Q12 陸弈靜怎麼處理跟兒童演員互動的部分?
陸弈靜:不要寵他們,把他們當作是「一般人」就好了,寵了會失控,不要用話去捧他們,不要說「你是大明星」這種話。
Q13 當演員的表演跟實際導演要的不一樣的時候會怎麼去做調解?
劉邦耀:在最後一場戲的時候,其實我有請陸姐演得快一點,但後來發現,重點不是長短,而是情緒,我自己是覺得鏡頭時間長,會讓演員忘記自己在表演的這件事。
Q14 兩部影片的鏡頭數都很少,都使用了長鏡頭,想問導演為什麼敢做這樣的嘗試?
劉邦耀:原本不是長這樣的,現在的版本是照著陸姐的節奏,我會做這樣的選擇,應該還是因為這個故事適合這樣的形式,形式還是要跟著內容的主題來 走,這部片就是回歸寫實的作法,我其實原本分鏡畫得蠻碎的,但剪的時候蠻硬的。

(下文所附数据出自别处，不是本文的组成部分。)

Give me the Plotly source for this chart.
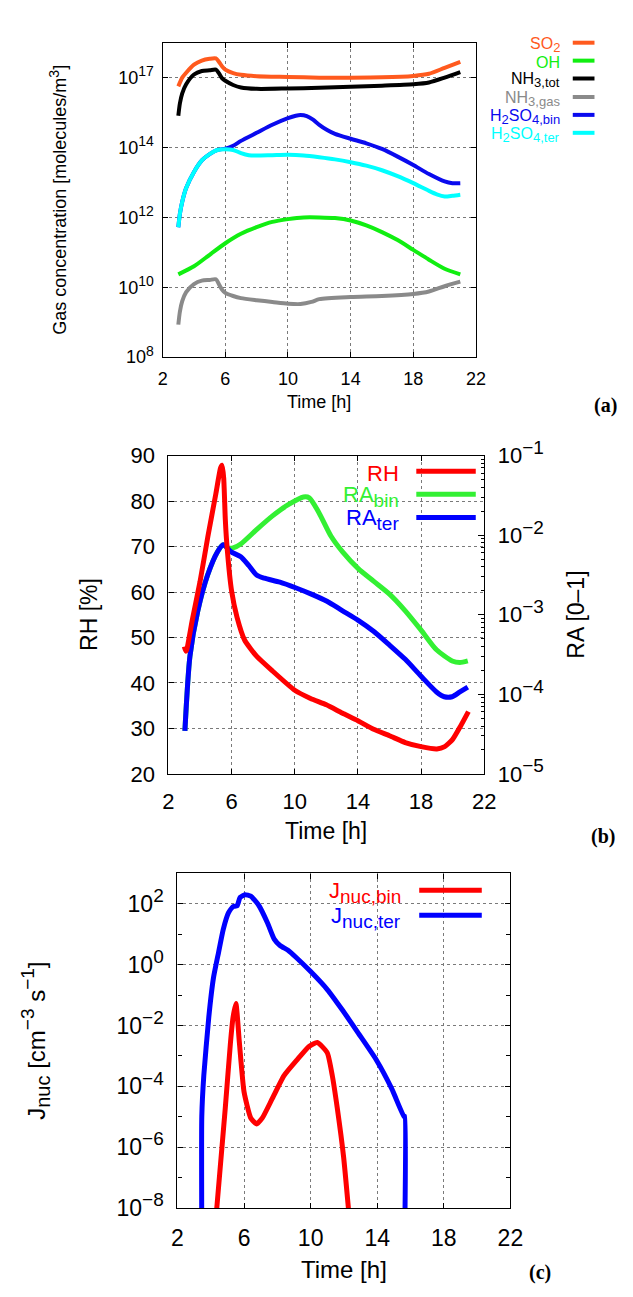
import plotly.graph_objects as go

W, H = 633, 1297
FONT = "Liberation Sans, Arial, sans-serif"

# ---------------- Panel (a): gas concentrations (log10 exponents on the plotted axis) -------------
a_tick_pos = [8, 10, 12, 14, 16]
a_tick_lbl = ["8", "10", "12", "14", "17"]

so2_h = [3.0, 3.25, 3.5, 4.0, 4.5, 5.0, 5.4, 5.6, 5.8, 6.0, 6.5, 7.0, 8.0, 10, 12, 14, 16, 18, 19, 20, 21]
so2_e = [15.75, 16.0, 16.14, 16.37, 16.49, 16.54, 16.55, 16.45, 16.32, 16.23, 16.13, 16.08, 16.04, 16.02, 16.0, 16.0, 16.01, 16.05, 16.11, 16.28, 16.45]

oh_h = [3, 4, 5, 6, 7, 8, 9, 10, 11, 12, 13, 14, 15, 16, 17, 18, 19, 20, 21]
oh_e = [10.37, 10.6, 10.93, 11.26, 11.53, 11.72, 11.87, 11.95, 12.0, 12.0, 11.98, 11.91, 11.77, 11.58, 11.35, 11.07, 10.79, 10.53, 10.37]

nh3tot_h = [3.0, 3.1, 3.25, 3.5, 4.0, 4.5, 5.0, 5.4, 5.6, 5.8, 6.0, 6.5, 7.0, 8, 10, 12, 14, 16, 18, 19, 20, 21]
nh3tot_e = [14.91, 15.26, 15.55, 15.81, 16.09, 16.19, 16.21, 16.23, 16.12, 15.98, 15.91, 15.79, 15.72, 15.68, 15.69, 15.71, 15.74, 15.77, 15.81, 15.86, 16.0, 16.16]

nh3gas_h = [3.0, 3.1, 3.25, 3.5, 4.0, 4.5, 5.0, 5.4, 5.6, 5.8, 6.0, 6.5, 7, 8, 9, 10, 10.8, 11.5, 12, 14, 16, 18, 19, 20, 21]
nh3gas_e = [8.93, 9.3, 9.6, 9.86, 10.09, 10.19, 10.21, 10.23, 10.08, 9.93, 9.84, 9.75, 9.69, 9.63, 9.58, 9.53, 9.52, 9.58, 9.66, 9.72, 9.75, 9.81, 9.88, 10.03, 10.16]

h2so4ter_h = [3.0, 3.1, 3.25, 3.5, 4.0, 4.5, 5.0, 5.5, 6.0, 6.5, 7.0, 7.5, 8, 9, 10, 11, 12, 13, 14, 15, 16, 17, 18, 19, 19.5, 20, 20.5, 21]
h2so4ter_e = [11.72, 12.1, 12.45, 12.84, 13.3, 13.63, 13.81, 13.93, 13.95, 13.93, 13.84, 13.78, 13.77, 13.78, 13.79, 13.77, 13.72, 13.66, 13.58, 13.48, 13.35, 13.18, 12.98, 12.76, 12.66, 12.6, 12.62, 12.65]

h2so4bin_h = [3.0, 3.1, 3.25, 3.5, 4.0, 4.5, 5.0, 5.5, 6.0, 6.5, 7, 8, 9, 10, 10.5, 10.8, 11.2, 11.6, 12, 12.5, 13, 14, 15, 16, 17, 18, 19, 20, 20.5, 21]
h2so4bin_e = [11.72, 12.1, 12.45, 12.84, 13.3, 13.63, 13.81, 13.93, 13.97, 14.05, 14.19, 14.42, 14.65, 14.84, 14.91, 14.93, 14.9, 14.8, 14.65, 14.5, 14.39, 14.25, 14.12, 13.96, 13.74, 13.5, 13.24, 13.03, 12.98, 12.98]

# ---------------- Panel (b): RH and RA ----------------
rh_h = [3.0, 3.1, 3.15, 3.5, 4.0, 4.5, 5.0, 5.3, 5.4, 5.5, 5.6, 5.72, 6.0, 6.34, 6.83, 7.58, 8.57, 10, 11, 12, 13, 14, 15, 16, 17, 18, 19, 19.5, 20, 20.5, 21]
rh_v = [48.0, 47.0, 47.2, 53.7, 62.3, 72.3, 81.6, 87.3, 87.9, 85.0, 76.0, 69.5, 60.2, 54.5, 49.4, 45.9, 42.7, 38.4, 36.6, 35.2, 33.4, 31.7, 29.8, 28.4, 26.9, 26.0, 25.5, 26.0, 27.6, 30.5, 33.7]

rater_h = [3.04, 3.36, 3.86, 4.48, 5.1, 5.47, 5.97, 6.58, 7.08, 7.58, 8.07, 9.06, 10.05, 11.05, 12.04, 13.03, 14.02, 15.01, 16.0, 17.0, 17.99, 18.98, 19.47, 19.97, 20.46, 20.96]
rater_e = [-4.46, -3.52, -2.95, -2.5, -2.21, -2.12, -2.21, -2.27, -2.38, -2.5, -2.54, -2.59, -2.66, -2.74, -2.83, -2.95, -3.07, -3.21, -3.38, -3.56, -3.77, -3.97, -4.03, -4.03, -3.97, -3.91]

rabin_h = [3.04, 3.36, 3.86, 4.48, 5.1, 5.47, 5.75, 6.09, 6.58, 7.58, 8.57, 9.56, 10.55, 10.92, 11.54, 12.29, 13.03, 14.02, 15.01, 16.0, 17.0, 17.99, 18.98, 19.97, 20.46, 20.96]
rabin_e = [-4.46, -3.52, -2.95, -2.5, -2.21, -2.12, -2.16, -2.16, -2.11, -1.93, -1.76, -1.62, -1.52, -1.53, -1.72, -2.01, -2.21, -2.42, -2.58, -2.74, -2.95, -3.19, -3.44, -3.58, -3.6, -3.58]

# ---------------- Panel (c): nucleation rates ----------------
jbin_h = [4.33, 4.87, 5.18, 5.34, 5.51, 5.72, 6.0, 6.4, 6.75, 7.1, 7.7, 8.4, 9.2, 9.9, 10.4, 11.0, 11.3, 11.6, 11.98, 12.3]
jbin_e = [-8.2, -4.72, -2.58, -1.73, -1.28, -2.58, -4.19, -5.04, -5.24, -5.04, -4.4, -3.65, -3.12, -2.69, -2.56, -2.9, -3.65, -4.72, -6.33, -8.2]

jter_h = [3.46, 3.46, 3.58, 3.88, 4.16, 4.47, 4.75, 5.06, 5.34, 5.58, 5.76, 6.05, 6.4, 6.87, 7.41, 7.81, 8.16, 8.64, 9.1, 10.0, 11.0, 11.93, 12.87, 13.93, 14.87, 15.6, 15.65, 15.65]
jter_e = [-9.0, -4.99, -3.65, -1.73, -0.44, 0.41, 1.16, 1.7, 1.91, 1.93, 2.21, 2.3, 2.25, 1.96, 1.37, 0.84, 0.63, 0.47, 0.25, -0.23, -0.82, -1.51, -2.26, -3.12, -4.08, -4.99, -4.99, -9.0]

x_ticks = [2, 6, 10, 14, 18, 22]
b_ra_exps = [-5, -4, -3, -2, -1]
c_exps = [-8, -6, -4, -2, 0, 2]


def pw(exps):
    return [10 ** e for e in exps]


def sub(t, size):
    return '<sub><span style="font-size:%dpx">%s</span></sub>' % (size, t)


def sup(t, size):
    return '<sup><span style="font-size:%dpx">%s</span></sup>' % (size, t)


def pow_lbl(e, size):
    return "10" + sup(str(e).replace("-", "−"), size)


fig = go.Figure()

# panel a
series_a = [
    ("SO" + sub("2", 13), so2_h, so2_e, "#ff5a1e"),
    ("OH", oh_h, oh_e, "#11ee11"),
    ("NH" + sub("3,tot", 13), nh3tot_h, nh3tot_e, "#000000"),
    ("NH" + sub("3,gas", 13), nh3gas_h, nh3gas_e, "#8a8a8a"),
    ("H" + sub("2", 13) + "SO" + sub("4,bin", 13), h2so4bin_h, h2so4bin_e, "#0a0aee"),
    ("H" + sub("2", 13) + "SO" + sub("4,ter", 13), h2so4ter_h, h2so4ter_e, "#00ffff"),
]
# draw order: cyan over blue (as in the reference)
for name, hx, ex, col in [series_a[4], series_a[5], series_a[0], series_a[1], series_a[2], series_a[3]]:
    fig.add_trace(go.Scatter(x=hx, y=pw(ex), mode="lines", xaxis="x", yaxis="y",
                             line=dict(color=col, width=4, shape="spline", smoothing=0.7),
                             showlegend=False, hoverinfo="skip"))

# panel b : RA on base axis y2 (right, log), RH on overlay axis y3 (left) so RH is drawn on top
fig.add_trace(go.Scatter(x=rabin_h, y=pw(rabin_e), mode="lines", xaxis="x2", yaxis="y2",
                         line=dict(color="#33f033", width=5, shape="spline", smoothing=0.7),
                         showlegend=False, hoverinfo="skip"))
fig.add_trace(go.Scatter(x=rater_h, y=pw(rater_e), mode="lines", xaxis="x2", yaxis="y2",
                         line=dict(color="#0000ff", width=5, shape="spline", smoothing=0.7),
                         showlegend=False, hoverinfo="skip"))
fig.add_trace(go.Scatter(x=rh_h, y=rh_v, mode="lines", xaxis="x2", yaxis="y3",
                         line=dict(color="#ff0000", width=5, shape="spline", smoothing=0.5),
                         showlegend=False, hoverinfo="skip"))

# panel c
fig.add_trace(go.Scatter(x=jbin_h, y=pw(jbin_e), mode="lines", xaxis="x3", yaxis="y4",
                         line=dict(color="#ff0000", width=5, shape="spline", smoothing=0.5),
                         showlegend=False, hoverinfo="skip"))
fig.add_trace(go.Scatter(x=jter_h, y=pw(jter_e), mode="lines", xaxis="x3", yaxis="y4",
                         line=dict(color="#0000ff", width=5, shape="spline", smoothing=0.5),
                         showlegend=False, hoverinfo="skip"))


def px(x):
    return x / W


def py(y):
    return 1 - y / H


grid = dict(showgrid=True, gridcolor="#7a7a7a", gridwidth=1, griddash="dot",
            showline=True, linecolor="black", linewidth=1.3, zeroline=False,
            ticks="inside", tickcolor="black")

xcommon = dict(range=[2, 22], tickvals=x_ticks, **grid)

fig.update_layout(
    width=W, height=H, margin=dict(l=0, r=0, t=0, b=0),
    paper_bgcolor="white", plot_bgcolor="white",
    font=dict(family=FONT, color="black"),
    xaxis=dict(domain=[px(161.5), px(484.5)], anchor="y", ticklen=5, mirror="ticks",
               tickfont=dict(size=18), ticklabelstandoff=5, **xcommon),
    yaxis=dict(domain=[py(346.7), py(24.3)], anchor="x", type="log", range=[8, 17],
               tickvals=pw(a_tick_pos),
               ticktext=["10" + sup(t, 14) for t in a_tick_lbl],
               ticklen=5, mirror="ticks", tickfont=dict(size=18), ticklabelstandoff=4, **grid),
    xaxis2=dict(domain=[px(167.5), px(493)], anchor="y2", ticklen=5, mirror="ticks",
                tickfont=dict(size=22), ticklabelstandoff=8, **xcommon),
    yaxis2=dict(domain=[py(774), py(447.7)], anchor="x2", side="right", type="log", range=[-5, -1],
                tickvals=pw(b_ra_exps),
                ticktext=[pow_lbl(e, 19) for e in b_ra_exps],
                showgrid=False, showline=True, linecolor="black", linewidth=1.3, zeroline=False,
                ticks="inside", ticklen=6, tickcolor="black",
                minor=dict(ticks="inside", ticklen=3, tickcolor="black",
                           tickvals=[k * 10 ** e for e in range(-5, -1) for k in range(2, 10)]),
                tickfont=dict(size=22), ticklabelstandoff=8),
    yaxis3=dict(overlaying="y2", anchor="x2", side="left", range=[20, 90], dtick=10, tick0=20,
                ticklen=5, tickfont=dict(size=22), ticklabelstandoff=8, **grid),
    xaxis3=dict(domain=[px(176.8), px(520)], anchor="y4", ticklen=5, mirror="ticks",
                tickfont=dict(size=23), ticklabelstandoff=9, **xcommon),
    yaxis4=dict(domain=[py(1219), py(876)], anchor="x3", type="log", range=[-8, 3],
                tickvals=pw(c_exps),
                ticktext=[pow_lbl(e, 19) for e in c_exps],
                ticklen=5, mirror="ticks", tickfont=dict(size=23), ticklabelstandoff=8,
                minor=dict(ticks="inside", ticklen=4, tickcolor="black",
                           tickvals=pw([-7, -5, -3, -1, 1])),
                **grid),
)

ann = []
shapes = []


def text(x, y, t, size, color="black", xanchor="center", angle=0, family=FONT, yanchor="middle"):
    ann.append(dict(x=px(x), y=py(y), xref="paper", yref="paper", text=t, showarrow=False,
                    xanchor=xanchor, yanchor=yanchor, textangle=angle,
                    font=dict(size=size, color=color, family=family)))


def legline(x0, x1, y, color, w):
    shapes.append(dict(type="line", xref="paper", yref="paper", x0=px(x0), x1=px(x1),
                       y0=py(y), y1=py(y), line=dict(color=color, width=w)))


# axis titles
text(323, 393, "Time [h]", 18)
text(54.5, 185.5, "Gas concentration [molecules/m" + sup("3", 14) + "]", 18, angle=-90)
text(330, 833, "Time [h]", 23)
text(85.6, 611, "RH [%]", 23, angle=-90)
text(587.4, 611, "RA [0–1]", 23, angle=-90)
text(348.4, 1281.7, "Time [h]", 24)
text(30, 1047.5, "J" + sub("nuc", 20) + " [cm" + sup("−3", 19) + " s" + sup("−1", 19) + "]", 24, angle=-90)

# panel labels
SERIF = "Liberation Serif, Times New Roman, serif"
text(618.5, 396.7, "<b>(a)</b>", 20, family=SERIF)
text(615.7, 838, "<b>(b)</b>", 20, family=SERIF)
text(551, 1285, "<b>(c)</b>", 20, family=SERIF)

# legend (a)
leg_a_y = [24.3, 42.7, 61, 80, 98.3, 116.7]
for (name, hx, ex, col), yy in zip(series_a, leg_a_y):
    text(572.7, yy + 2, name, 16, color=col, xanchor="right")
    legline(584.3, 606.7, yy, col, 4)

# legend (b)
for (name, col), yy in zip([("RH", "#ff0000"), ("RA" + sub("bin", 19), "#33f033"), ("RA" + sub("ter", 19), "#0000ff")],
                           [463.7, 487.3, 511]):
    text(407, yy + 2, name, 22, color=col, xanchor="right")
    legline(423, 484.3, yy, col, 5)

# legend (c)
for (name, col), yy in zip([("J" + sub("nuc,bin", 19), "#ff0000"), ("J" + sub("nuc,ter", 19), "#0000ff")],
                           [893.3, 919]):
    text(409.8, yy + 2, name, 22, color=col, xanchor="right")
    legline(426, 490.5, yy, col, 5)

fig.update_layout(annotations=ann, shapes=shapes)
fig.write_html("out.html", config={"displayModeBar": False},
               post_script="document.body.style.margin='0';document.body.style.overflow='hidden';")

李權洋:每一次都可以是不同選擇的時候,其實我不太知道該怎麼切分鏡,每一顆都很難去複製,當我們一選定,著迷這個形式的時候我們就要適應它, 一開始也是有分鏡的想像,我是到後來跟攝影討論,覺得每一顆都是一場,會比較新鮮,但一場一顆的拍法,就無法從中間開始剪,一定要一開始演員帶入進新場景,不然觀眾就會失去他們要 follow 的目標。
陸弈靜:對演員來說,長的鏡頭當然比較好,對跳的鏡頭,其實會蠻尷尬的, 表演的東西不是只有在臉上,是一個大環境,表演的那個東西突然斷掉了,會很怪。
Q15 兩位導演對每次的表演都會要求得很精準嗎?
劉邦耀:我覺得還是看每次拍片的條件而定,如果今天是另外一個故事,可能會選擇比較類型的作法,或是他不是資深演員,就會要求多一些,或是一個警探之類的角色,就會需要比較精確,回到我們的片子,他其實就是一個台灣媽媽的角色,所以就回到陸姐原本講話的位子。
李權洋:我們拍的是寫實,只要做自己自然的模樣,東西就很不錯了。
陸弈靜:他們其實演戲的時候都沒有給我特別的指示,就是在那個角色,自然的就會知道要講什麼。